Using the data beneath this instruction, retype only the lines from the one that contains "What Plotly code" down to the one that contains "return (px - L) / (R - L)", both included, exactly as they appear.

* START Data rows *

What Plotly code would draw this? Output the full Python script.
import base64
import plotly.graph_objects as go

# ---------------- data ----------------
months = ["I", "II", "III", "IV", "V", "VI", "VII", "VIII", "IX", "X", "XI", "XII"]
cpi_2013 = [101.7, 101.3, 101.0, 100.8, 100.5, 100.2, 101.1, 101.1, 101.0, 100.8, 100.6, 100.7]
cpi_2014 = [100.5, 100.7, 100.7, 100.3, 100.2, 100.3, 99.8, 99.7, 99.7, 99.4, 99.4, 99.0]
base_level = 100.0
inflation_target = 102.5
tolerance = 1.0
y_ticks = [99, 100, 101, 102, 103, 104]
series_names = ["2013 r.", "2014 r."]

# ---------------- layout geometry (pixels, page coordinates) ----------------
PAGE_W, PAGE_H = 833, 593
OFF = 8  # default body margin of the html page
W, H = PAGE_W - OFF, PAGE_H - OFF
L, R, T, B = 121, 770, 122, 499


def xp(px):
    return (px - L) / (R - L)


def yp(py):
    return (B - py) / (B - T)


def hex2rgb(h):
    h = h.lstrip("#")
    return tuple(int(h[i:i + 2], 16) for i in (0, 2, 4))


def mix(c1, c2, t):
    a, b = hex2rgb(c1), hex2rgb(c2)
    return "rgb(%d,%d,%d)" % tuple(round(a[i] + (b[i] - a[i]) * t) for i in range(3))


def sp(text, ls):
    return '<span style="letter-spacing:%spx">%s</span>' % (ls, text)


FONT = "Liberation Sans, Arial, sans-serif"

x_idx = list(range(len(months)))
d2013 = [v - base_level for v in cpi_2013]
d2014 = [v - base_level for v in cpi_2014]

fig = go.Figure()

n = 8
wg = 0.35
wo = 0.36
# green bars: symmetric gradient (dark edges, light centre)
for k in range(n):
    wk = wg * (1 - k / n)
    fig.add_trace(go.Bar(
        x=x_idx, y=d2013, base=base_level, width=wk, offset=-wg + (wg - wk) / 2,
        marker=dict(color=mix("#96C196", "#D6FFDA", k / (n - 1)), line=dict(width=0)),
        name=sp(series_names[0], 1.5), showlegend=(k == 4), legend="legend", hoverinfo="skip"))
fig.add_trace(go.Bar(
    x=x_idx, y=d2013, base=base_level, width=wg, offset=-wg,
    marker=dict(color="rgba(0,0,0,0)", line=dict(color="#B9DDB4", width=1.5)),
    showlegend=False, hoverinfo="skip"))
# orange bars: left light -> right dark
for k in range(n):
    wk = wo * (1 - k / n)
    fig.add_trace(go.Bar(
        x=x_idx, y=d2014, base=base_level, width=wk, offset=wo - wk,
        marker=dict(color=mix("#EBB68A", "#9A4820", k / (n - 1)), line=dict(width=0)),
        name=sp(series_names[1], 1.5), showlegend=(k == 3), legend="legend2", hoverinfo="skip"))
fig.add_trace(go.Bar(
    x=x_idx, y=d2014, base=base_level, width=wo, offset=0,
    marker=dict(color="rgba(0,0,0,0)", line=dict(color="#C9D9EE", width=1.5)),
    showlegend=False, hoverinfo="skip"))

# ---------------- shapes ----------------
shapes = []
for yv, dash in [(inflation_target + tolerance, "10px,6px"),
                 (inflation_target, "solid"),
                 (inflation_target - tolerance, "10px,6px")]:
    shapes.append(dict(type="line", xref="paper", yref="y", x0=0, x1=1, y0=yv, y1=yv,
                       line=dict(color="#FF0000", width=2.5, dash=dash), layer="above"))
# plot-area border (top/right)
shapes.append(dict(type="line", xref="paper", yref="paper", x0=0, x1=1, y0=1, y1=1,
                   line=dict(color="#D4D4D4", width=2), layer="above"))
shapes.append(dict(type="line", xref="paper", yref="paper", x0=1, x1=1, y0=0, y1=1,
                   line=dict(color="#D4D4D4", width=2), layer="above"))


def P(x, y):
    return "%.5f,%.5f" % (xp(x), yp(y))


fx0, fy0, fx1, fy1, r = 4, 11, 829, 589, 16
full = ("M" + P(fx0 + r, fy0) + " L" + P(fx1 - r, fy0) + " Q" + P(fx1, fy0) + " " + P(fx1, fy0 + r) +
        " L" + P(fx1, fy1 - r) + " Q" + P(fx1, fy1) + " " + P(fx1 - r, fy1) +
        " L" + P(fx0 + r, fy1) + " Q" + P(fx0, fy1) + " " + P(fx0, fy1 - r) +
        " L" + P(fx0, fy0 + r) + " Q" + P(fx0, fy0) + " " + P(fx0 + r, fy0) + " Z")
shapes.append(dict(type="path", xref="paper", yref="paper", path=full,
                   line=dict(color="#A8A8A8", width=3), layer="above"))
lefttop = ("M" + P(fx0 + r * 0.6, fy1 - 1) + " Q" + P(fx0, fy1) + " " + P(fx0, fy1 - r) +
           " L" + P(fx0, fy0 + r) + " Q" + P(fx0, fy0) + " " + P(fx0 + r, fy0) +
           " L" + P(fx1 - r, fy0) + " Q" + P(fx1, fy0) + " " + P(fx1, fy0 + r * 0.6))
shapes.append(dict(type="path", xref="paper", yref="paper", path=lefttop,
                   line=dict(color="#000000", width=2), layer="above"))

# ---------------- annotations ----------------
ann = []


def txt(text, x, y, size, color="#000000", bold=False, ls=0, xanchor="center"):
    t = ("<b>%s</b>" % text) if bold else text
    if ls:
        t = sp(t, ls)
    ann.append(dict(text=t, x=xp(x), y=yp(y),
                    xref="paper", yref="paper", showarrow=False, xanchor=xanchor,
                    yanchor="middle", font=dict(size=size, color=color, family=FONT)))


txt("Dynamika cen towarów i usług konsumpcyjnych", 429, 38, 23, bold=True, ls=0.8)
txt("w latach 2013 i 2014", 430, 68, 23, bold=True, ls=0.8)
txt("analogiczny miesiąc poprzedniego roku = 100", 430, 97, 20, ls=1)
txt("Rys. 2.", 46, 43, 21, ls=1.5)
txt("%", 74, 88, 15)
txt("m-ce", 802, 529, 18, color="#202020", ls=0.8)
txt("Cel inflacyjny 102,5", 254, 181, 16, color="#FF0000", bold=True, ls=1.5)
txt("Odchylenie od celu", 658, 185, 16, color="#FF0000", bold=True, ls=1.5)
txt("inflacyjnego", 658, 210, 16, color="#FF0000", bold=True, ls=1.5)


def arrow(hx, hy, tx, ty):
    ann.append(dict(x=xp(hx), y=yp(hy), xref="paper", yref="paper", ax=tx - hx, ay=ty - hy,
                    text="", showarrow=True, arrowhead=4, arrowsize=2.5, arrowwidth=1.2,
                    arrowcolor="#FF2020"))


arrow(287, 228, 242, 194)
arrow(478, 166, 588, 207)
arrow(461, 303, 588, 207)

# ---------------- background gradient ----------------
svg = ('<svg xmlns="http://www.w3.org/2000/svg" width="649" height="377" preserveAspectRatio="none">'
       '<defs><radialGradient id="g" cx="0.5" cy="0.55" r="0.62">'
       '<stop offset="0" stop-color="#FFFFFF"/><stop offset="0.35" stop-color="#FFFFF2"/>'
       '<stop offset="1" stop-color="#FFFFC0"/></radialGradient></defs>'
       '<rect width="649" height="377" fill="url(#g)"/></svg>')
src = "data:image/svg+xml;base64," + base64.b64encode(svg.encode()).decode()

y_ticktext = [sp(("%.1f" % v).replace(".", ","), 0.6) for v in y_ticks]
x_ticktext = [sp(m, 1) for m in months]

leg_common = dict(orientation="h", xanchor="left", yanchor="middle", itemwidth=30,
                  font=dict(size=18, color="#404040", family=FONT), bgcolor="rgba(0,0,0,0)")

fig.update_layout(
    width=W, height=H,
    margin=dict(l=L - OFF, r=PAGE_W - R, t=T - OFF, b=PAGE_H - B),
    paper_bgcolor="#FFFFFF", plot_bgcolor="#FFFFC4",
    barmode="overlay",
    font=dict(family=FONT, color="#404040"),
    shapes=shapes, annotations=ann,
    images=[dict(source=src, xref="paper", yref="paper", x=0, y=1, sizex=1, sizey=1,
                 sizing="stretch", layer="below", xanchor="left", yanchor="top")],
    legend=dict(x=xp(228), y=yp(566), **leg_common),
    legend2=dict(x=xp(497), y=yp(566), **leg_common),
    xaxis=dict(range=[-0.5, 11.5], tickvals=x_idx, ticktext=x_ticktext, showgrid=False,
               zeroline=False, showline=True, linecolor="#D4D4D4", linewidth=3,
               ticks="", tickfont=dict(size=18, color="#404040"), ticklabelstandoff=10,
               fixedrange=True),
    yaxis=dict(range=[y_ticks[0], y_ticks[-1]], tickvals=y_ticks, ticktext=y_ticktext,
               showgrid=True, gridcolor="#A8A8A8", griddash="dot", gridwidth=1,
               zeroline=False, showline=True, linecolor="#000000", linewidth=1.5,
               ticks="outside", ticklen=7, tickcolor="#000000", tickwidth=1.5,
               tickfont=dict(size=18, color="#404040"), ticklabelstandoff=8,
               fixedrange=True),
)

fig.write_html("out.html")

* END Data rows *
* START Data rows *

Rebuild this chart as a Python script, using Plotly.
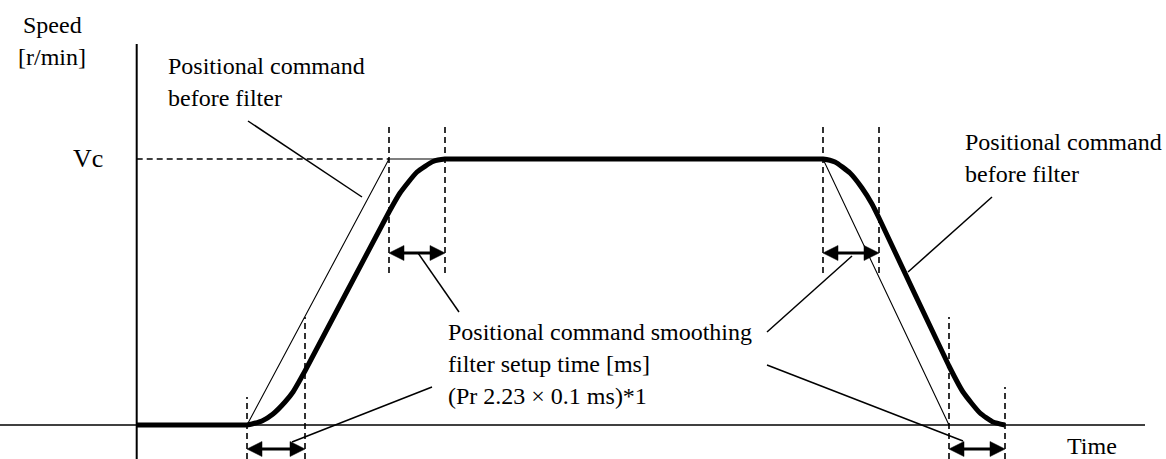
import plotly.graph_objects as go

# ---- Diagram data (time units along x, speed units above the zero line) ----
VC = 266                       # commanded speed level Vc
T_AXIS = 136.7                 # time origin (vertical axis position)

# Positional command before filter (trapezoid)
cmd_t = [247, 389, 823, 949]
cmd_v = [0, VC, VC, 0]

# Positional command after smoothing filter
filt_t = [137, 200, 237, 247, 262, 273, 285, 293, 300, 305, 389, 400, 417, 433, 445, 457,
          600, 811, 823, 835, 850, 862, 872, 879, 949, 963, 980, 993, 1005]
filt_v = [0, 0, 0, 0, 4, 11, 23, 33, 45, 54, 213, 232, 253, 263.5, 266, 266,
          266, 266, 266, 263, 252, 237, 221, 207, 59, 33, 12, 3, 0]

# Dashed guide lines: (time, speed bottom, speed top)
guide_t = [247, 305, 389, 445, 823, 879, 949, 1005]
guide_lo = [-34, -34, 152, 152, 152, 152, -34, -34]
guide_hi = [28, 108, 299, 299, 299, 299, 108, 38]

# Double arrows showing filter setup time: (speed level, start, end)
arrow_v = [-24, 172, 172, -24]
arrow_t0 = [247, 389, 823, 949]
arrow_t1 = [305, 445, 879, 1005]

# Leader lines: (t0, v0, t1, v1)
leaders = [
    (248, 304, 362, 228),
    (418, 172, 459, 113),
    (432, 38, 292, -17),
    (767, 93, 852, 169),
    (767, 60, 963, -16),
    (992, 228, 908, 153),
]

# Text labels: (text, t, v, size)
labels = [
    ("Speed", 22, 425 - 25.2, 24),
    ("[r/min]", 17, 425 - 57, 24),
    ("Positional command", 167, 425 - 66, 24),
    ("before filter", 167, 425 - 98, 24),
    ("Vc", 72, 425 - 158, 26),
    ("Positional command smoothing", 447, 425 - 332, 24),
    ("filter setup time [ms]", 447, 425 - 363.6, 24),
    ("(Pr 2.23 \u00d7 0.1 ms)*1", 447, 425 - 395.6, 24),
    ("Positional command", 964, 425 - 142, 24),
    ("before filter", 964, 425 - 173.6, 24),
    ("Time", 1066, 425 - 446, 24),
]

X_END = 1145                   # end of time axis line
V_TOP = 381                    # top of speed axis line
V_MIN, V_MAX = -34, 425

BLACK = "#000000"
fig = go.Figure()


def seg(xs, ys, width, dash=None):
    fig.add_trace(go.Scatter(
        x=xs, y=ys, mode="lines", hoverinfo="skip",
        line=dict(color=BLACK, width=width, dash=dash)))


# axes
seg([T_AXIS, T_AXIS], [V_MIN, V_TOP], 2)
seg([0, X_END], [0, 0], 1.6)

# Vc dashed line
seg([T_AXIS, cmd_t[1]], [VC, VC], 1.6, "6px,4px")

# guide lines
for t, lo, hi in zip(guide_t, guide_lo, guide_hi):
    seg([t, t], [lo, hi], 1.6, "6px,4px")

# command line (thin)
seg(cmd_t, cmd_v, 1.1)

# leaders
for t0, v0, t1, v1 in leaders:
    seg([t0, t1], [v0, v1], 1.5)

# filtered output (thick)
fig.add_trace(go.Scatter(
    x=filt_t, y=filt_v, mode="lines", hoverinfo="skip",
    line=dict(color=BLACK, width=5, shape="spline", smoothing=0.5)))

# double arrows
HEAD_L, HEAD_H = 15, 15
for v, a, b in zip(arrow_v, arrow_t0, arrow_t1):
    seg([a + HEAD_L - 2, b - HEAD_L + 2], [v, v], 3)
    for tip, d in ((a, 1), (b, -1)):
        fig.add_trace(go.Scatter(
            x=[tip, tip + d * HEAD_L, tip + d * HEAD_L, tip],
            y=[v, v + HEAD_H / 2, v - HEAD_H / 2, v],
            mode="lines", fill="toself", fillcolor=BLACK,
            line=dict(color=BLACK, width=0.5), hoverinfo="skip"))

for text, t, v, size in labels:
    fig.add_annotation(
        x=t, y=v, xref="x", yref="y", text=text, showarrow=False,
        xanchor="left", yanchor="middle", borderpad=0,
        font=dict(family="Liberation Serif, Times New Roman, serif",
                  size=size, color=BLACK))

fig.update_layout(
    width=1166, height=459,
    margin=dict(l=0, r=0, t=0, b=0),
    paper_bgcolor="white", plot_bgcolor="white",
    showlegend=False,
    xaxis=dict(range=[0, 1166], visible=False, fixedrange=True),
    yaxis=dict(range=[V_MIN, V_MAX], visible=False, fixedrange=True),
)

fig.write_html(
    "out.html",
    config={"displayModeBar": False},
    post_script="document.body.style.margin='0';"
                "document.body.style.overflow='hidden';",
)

* END Data rows *

**Exercise output:**
What Plotly code would draw this? Output the full Python script.
import base64
import plotly.graph_objects as go

# ---------------- data ----------------
months = ["I", "II", "III", "IV", "V", "VI", "VII", "VIII", "IX", "X", "XI", "XII"]
cpi_2013 = [101.7, 101.3, 101.0, 100.8, 100.5, 100.2, 101.1, 101.1, 101.0, 100.8, 100.6, 100.7]
cpi_2014 = [100.5, 100.7, 100.7, 100.3, 100.2, 100.3, 99.8, 99.7, 99.7, 99.4, 99.4, 99.0]
base_level = 100.0
inflation_target = 102.5
tolerance = 1.0
y_ticks = [99, 100, 101, 102, 103, 104]
series_names = ["2013 r.", "2014 r."]

# ---------------- layout geometry (pixels, page coordinates) ----------------
PAGE_W, PAGE_H = 833, 593
OFF = 8  # default body margin of the html page
W, H = PAGE_W - OFF, PAGE_H - OFF
L, R, T, B = 121, 770, 122, 499


def xp(px):
    return (px - L) / (R - L)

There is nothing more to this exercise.